ROWS:
+ + +
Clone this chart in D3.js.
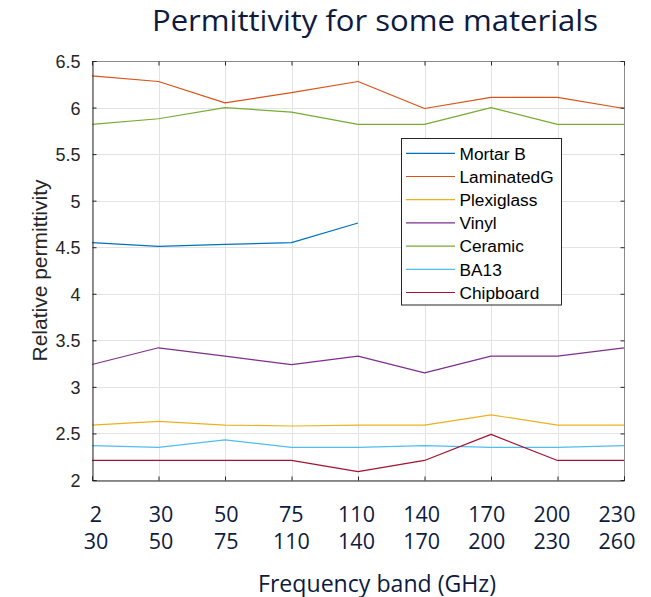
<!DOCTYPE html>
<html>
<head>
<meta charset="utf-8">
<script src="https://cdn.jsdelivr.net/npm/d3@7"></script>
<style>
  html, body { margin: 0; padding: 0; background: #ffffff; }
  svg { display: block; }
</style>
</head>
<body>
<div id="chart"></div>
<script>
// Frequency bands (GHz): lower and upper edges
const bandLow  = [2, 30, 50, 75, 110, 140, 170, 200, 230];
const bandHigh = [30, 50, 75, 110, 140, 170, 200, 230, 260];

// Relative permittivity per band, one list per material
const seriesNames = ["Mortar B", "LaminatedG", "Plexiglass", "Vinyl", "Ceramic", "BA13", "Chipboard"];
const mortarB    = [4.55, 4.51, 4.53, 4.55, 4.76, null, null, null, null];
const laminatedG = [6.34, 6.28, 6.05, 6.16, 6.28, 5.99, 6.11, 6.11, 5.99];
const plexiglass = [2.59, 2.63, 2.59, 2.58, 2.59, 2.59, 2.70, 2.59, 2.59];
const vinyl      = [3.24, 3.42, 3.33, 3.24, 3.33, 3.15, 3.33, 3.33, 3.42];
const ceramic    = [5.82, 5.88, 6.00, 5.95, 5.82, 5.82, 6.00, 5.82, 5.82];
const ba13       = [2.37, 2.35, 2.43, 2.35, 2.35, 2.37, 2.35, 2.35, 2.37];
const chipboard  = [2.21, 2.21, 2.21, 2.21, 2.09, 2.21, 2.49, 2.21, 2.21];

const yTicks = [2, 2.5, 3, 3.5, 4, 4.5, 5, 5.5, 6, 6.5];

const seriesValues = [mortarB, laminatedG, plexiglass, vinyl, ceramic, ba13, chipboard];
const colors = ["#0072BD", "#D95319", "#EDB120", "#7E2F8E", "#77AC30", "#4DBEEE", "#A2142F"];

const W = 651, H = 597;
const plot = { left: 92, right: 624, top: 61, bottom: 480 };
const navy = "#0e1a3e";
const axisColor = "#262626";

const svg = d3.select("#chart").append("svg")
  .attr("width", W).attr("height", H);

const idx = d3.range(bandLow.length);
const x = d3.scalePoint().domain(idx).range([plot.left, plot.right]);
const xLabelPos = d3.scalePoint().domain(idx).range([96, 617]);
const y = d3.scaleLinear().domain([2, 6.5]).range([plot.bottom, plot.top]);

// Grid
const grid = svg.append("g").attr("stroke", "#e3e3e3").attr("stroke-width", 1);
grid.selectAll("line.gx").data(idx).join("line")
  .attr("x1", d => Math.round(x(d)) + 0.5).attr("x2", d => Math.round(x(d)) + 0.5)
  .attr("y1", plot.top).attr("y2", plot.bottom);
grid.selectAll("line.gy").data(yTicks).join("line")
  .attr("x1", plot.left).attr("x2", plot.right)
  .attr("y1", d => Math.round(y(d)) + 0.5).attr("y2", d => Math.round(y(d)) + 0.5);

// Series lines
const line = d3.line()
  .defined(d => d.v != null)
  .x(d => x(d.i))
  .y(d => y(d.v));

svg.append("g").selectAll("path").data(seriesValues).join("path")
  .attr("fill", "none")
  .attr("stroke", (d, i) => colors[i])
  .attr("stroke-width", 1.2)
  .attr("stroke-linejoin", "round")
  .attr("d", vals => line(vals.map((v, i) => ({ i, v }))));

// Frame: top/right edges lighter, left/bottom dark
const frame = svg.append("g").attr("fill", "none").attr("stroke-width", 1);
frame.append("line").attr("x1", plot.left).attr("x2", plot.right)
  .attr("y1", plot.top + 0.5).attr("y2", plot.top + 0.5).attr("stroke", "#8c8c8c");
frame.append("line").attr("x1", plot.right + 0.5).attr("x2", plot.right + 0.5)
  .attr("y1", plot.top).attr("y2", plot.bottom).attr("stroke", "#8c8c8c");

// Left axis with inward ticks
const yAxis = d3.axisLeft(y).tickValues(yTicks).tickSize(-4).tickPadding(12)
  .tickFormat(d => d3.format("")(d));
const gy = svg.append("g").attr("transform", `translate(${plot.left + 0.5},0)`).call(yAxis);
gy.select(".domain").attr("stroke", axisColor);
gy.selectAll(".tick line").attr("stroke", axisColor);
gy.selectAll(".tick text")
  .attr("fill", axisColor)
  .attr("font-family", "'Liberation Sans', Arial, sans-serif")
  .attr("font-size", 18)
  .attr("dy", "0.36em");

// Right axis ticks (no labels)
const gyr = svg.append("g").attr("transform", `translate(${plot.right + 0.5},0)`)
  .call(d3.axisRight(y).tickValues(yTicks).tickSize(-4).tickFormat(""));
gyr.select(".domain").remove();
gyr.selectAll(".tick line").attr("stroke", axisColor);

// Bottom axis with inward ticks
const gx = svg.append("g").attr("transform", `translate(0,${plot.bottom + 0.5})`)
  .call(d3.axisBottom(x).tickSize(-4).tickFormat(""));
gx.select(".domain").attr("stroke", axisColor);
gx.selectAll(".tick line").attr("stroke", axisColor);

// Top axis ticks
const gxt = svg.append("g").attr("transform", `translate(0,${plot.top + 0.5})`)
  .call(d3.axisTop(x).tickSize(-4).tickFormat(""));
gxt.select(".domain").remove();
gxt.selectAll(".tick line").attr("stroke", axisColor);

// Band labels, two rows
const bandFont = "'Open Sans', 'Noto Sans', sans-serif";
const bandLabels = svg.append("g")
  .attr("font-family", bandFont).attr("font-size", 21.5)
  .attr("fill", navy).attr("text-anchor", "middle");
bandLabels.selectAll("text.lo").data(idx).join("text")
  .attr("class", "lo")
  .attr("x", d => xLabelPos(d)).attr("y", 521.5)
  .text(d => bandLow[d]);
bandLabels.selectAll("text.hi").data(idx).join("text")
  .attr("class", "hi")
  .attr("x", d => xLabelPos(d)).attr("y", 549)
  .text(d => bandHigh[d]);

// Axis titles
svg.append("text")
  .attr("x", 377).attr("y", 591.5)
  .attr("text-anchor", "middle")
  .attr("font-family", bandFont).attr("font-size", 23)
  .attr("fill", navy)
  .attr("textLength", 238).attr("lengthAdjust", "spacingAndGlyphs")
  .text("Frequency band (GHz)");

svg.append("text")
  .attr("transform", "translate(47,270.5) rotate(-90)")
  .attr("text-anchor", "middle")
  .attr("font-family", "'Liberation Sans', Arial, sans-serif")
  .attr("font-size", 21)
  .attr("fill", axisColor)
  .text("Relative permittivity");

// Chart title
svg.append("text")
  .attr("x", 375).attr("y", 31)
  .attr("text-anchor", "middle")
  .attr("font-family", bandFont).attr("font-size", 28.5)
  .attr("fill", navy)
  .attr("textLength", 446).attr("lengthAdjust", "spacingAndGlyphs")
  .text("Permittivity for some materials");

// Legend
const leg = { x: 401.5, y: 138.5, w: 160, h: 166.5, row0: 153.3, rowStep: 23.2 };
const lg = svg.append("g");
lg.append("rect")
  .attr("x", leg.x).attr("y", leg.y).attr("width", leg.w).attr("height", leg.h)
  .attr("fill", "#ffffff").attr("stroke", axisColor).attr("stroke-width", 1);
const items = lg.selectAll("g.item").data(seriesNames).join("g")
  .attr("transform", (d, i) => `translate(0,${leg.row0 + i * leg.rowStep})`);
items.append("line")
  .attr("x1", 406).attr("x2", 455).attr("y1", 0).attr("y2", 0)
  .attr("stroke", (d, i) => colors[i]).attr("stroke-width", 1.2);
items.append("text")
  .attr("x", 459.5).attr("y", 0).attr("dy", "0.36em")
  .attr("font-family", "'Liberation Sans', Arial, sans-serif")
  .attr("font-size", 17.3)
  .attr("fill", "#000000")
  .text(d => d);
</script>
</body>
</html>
+ + +
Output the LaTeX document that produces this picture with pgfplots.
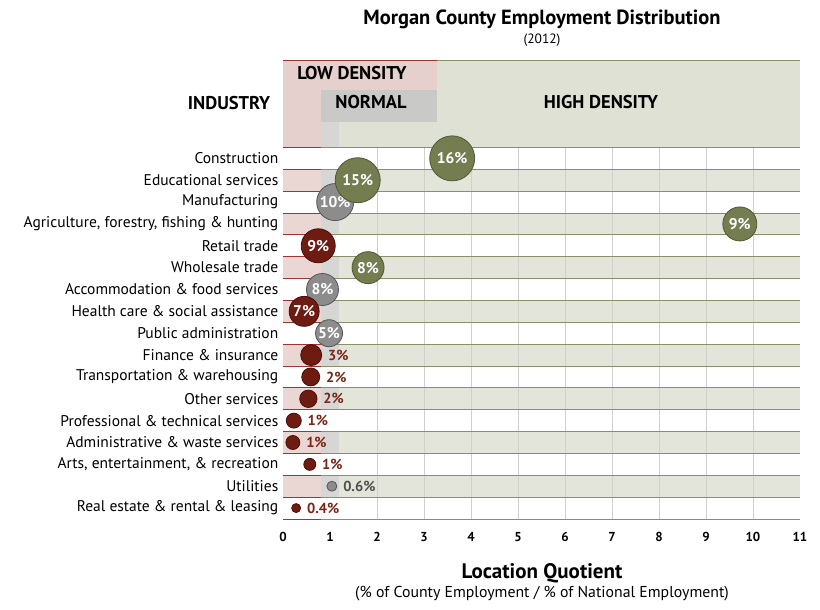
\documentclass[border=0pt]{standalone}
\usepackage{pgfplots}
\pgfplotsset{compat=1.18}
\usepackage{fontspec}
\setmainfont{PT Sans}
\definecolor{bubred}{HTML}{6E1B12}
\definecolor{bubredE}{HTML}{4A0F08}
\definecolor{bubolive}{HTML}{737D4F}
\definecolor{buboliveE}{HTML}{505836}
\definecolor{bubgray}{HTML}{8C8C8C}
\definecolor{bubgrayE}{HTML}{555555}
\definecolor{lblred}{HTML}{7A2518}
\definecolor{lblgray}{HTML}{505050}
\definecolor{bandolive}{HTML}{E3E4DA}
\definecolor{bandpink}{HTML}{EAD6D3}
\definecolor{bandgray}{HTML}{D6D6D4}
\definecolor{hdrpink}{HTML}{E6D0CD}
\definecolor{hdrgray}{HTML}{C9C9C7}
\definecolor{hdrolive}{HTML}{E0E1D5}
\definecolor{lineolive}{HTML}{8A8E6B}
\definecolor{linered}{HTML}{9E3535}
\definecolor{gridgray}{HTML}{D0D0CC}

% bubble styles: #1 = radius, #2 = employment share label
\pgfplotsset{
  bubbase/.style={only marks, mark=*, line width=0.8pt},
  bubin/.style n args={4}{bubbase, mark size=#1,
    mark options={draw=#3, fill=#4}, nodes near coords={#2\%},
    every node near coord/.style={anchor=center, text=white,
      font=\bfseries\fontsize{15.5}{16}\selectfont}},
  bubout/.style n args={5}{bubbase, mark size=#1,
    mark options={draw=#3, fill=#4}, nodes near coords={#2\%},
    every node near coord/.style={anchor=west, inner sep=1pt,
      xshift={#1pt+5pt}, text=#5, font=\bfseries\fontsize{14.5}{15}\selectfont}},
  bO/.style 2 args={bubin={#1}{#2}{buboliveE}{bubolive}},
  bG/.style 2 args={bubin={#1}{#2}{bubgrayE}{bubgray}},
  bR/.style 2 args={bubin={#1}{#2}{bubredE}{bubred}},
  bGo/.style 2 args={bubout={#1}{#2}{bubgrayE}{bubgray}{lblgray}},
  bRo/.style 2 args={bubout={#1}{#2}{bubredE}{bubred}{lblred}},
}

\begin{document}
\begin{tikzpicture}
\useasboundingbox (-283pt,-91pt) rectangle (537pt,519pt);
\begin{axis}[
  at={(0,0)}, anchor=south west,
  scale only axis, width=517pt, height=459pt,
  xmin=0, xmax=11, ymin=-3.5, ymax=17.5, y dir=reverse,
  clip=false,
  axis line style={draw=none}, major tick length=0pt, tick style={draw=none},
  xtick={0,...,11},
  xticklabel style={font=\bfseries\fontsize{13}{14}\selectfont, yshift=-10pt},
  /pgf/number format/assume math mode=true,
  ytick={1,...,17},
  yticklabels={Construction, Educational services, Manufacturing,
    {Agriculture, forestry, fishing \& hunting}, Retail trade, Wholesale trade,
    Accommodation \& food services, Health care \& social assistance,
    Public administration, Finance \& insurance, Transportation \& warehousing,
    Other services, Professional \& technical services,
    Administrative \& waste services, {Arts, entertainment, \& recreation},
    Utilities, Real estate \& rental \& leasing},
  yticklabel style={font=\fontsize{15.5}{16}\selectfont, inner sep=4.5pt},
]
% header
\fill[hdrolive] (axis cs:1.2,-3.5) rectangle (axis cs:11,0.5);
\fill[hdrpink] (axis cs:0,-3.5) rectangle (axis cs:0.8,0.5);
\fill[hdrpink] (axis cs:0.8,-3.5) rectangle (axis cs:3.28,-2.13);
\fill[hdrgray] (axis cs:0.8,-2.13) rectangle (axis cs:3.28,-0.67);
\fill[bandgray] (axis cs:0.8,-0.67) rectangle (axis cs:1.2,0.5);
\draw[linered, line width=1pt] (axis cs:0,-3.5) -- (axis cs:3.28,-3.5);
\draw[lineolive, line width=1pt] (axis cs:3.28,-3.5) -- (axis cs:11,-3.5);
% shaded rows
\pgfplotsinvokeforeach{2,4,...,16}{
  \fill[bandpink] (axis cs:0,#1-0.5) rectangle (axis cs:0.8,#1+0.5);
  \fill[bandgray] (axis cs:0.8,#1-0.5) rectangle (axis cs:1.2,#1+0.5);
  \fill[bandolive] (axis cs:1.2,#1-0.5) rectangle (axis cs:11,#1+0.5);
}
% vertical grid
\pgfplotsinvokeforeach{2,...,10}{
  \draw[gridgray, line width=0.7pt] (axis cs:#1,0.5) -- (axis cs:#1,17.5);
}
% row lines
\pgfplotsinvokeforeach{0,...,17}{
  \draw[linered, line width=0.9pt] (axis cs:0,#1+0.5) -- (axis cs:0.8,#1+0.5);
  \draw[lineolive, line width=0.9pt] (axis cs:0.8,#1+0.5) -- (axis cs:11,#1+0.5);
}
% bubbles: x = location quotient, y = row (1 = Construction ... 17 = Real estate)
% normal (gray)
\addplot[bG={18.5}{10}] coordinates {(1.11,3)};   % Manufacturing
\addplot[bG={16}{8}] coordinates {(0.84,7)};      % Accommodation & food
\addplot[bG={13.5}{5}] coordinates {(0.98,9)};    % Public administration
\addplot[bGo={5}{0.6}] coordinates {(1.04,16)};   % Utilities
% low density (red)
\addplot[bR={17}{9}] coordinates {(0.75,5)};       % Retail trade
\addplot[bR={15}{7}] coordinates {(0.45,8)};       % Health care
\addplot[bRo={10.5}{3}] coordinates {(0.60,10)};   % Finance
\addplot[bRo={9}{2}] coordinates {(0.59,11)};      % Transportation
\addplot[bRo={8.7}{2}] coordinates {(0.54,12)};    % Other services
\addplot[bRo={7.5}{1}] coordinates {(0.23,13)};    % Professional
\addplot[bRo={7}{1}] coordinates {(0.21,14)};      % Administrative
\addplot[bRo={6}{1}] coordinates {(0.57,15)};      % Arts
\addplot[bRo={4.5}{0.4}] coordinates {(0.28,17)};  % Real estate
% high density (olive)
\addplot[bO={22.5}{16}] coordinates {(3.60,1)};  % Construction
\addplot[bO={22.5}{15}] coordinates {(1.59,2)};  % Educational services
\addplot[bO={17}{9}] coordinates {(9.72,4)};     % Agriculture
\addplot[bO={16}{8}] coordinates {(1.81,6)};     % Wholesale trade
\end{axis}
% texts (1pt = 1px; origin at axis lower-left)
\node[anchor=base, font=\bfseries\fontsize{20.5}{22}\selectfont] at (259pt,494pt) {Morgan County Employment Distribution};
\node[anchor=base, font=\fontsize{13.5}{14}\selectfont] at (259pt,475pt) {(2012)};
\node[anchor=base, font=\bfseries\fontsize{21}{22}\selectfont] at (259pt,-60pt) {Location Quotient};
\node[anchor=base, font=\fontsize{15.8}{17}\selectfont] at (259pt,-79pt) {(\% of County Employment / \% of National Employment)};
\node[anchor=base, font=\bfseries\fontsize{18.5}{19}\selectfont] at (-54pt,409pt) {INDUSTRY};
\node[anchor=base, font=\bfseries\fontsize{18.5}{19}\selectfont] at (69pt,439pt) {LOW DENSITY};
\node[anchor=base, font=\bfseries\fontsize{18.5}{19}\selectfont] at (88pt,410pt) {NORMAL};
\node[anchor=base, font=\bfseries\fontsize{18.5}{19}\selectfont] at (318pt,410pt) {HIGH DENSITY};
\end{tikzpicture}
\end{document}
+ + +
EXERCISE GOAL: Count every line of the material above that holds the string "with", then state only the total.

THE ANSWER: 3